'No basis for Corona to inhibit from GMA cases'
MANILA, Philippines - Senate President Juan Ponce Enrile and Sen. Miriam Defensor-Santiago yesterday reiterated the dangers to the country’s democracy of calls for Chief Justice Renato Corona to inhibit himself from the cases involving former President Gloria Macapagal-Arroyo.
“If all appointees of the president must inhibit when the case is involving that president ... then you have no Supreme Court. What kind of system are we going to have?” Enrile said at a weekly media forum at the Senate.
“I am not defending anyone. I’m just scrutinizing the logic. If that is the case of GMA, then it is the case of the incumbent of the president like Justice (Bienvenido) Reyes and others. But based on that presumption, there are justices partial to the former. I don’t think that is the correct presumption,” he said.
He stressed the need to consider the international audience in dealing with the issue.
“We are supposed to be the first democratic republic in Southeast Asia. And I hope we protect that image,” he said.

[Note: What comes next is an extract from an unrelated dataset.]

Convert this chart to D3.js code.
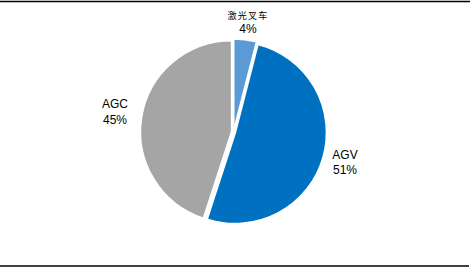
<!DOCTYPE html>
<html><head><meta charset="utf-8">
<script src="https://cdn.jsdelivr.net/npm/d3@7"></script>
<style>html,body{margin:0;padding:0;background:#fff;}svg{display:block;}</style>
</head><body>
<svg id="c" width="471" height="269"></svg>
<script>
const categories = ["激光叉车", "AGV", "AGC"];
const values = [4, 51, 45];
const labels = ["4%", "51%", "45%"];
const colors = ["#5B9BD5", "#0070C0", "#A5A5A5"];

const svg = d3.select("#c");
const W = 471, H = 269;
svg.append("line").attr("x1", 0).attr("x2", 470).attr("y1", 1.5).attr("y2", 1.5)
  .attr("stroke", "#000").attr("stroke-width", 1.5);
svg.append("line").attr("x1", 0).attr("x2", 469).attr("y1", 266).attr("y2", 266)
  .attr("stroke", "#000").attr("stroke-width", 1.5);

const cx = 233.5, cy = 132, r = 91, explode = 2;
const pie = d3.pie().sort(null).value(d => d)(values);
const arc = d3.arc().innerRadius(0).outerRadius(r);
const g = svg.append("g").attr("transform", `translate(${cx},${cy})`);
g.selectAll("path").data(pie).join("path")
  .attr("d", arc)
  .attr("fill", (d, i) => colors[i])
  .attr("stroke", "#fff").attr("stroke-width", 1.5)
  .attr("transform", d => {
    const a = (d.startAngle + d.endAngle) / 2;
    return `translate(${explode * Math.sin(a)},${-explode * Math.cos(a)})`;
  });

// label positions
const labelPos = [[248, 19, 33], [345, 159, 174], [115, 108, 124]];
const font = "'Liberation Sans', Arial, sans-serif";
categories.forEach((c, i) => {
  const [x, y1, y2] = labelPos[i];
  const t1 = svg.append("text").attr("x", x).attr("y", y1).attr("text-anchor", "middle")
    .attr("fill", "#000").text(c);
  if (i === 0) {
    t1.attr("font-family", "'Noto Sans CJK SC', sans-serif").attr("font-size", 9).attr("letter-spacing", 1.2);
  } else {
    t1.attr("font-family", font).attr("font-size", 12);
  }
  svg.append("text").attr("x", x).attr("y", y2).attr("text-anchor", "middle")
    .attr("font-family", font).attr("font-size", 12).attr("fill", "#000").text(labels[i]);
});
</script>
</body></html>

Meanwhile, Santiago, a constitutional law expert and former regional trial court judge, said those calling for the inhibition of the Chief Justice “are trying to be a law unto themselves.”
“They seek no less than the unconstitutional power to determine who will judge what cases. The Constitution does not grant that power to anybody, no matter how strident or self-righteous,” she said in a statement issued from New York, where she is campaigning as the Philippine candidate to the International Criminal Court.
She said pressuring any judge or justice to inhibit himself from a case also violates the independence of the judiciary.
“If a howling mob is allowed to pressure the chief justice or any justice to inhibit, that would serve as a calamitous precedent. Any litigant would then be able to pressure an impartial judge to inhibit, in order to obtain a group decision from the substitute,” she said.
“In effect, the pressure on Corona to inhibit is an effort to substitute him with Carpio. If it can be said that Corona might be biased in favor of Arroyo, it can also be said that Carpio might be biased against Arroyo. We cannot allow the composition of the Supreme Court in a certain case to be determined by an unelected exterior group on the basis of the group’s own political biases,” she added.
Santiago described as “arrogant and supercilious” the call of certain groups to force Corona to inhibit.
“This group is suffering from doctrinal confusion on the nature of a tripartite democracy. They want to be higher than the Supreme Court. It is improper for the political branches (executive and legislative) to influence the judicial branch. But this group thinks that it is a fourth branch. You have to admire their hubris,” she said.
Santiago cited decisions of Philippine and US courts upholding the principle that judicial inhibition should be discretionary on the part of the judge and not forced on him by interested parties.
In the 2001 case of Soriano vs. Court of Appeals, she said the Supreme Court held that a litigant may not demand that a judge inhibit himself. She also cited the 2004 case of Dimo Realty and Development Inc. vs. Dimaculangan, where it was held that whether judges should inhibit themselves from a case “rests on their own sound discretion.”
In the 2006 case of People vs. Ong, she said the Supreme Court affirmed the discretion of the judge to inhibit himself. She said the ruling said judges are in “a better position to determine the issue of voluntary inhibition as they are the ones who directly deal with the parties-litigants in their courtrooms.”
She said a 1976 US court ruling states that a judge is presumed impartial, while another decision said prejudice merely based on, or growing out of, a business or professional relationship, or political or social relations ordinarily is not sufficient to disqualify a judge.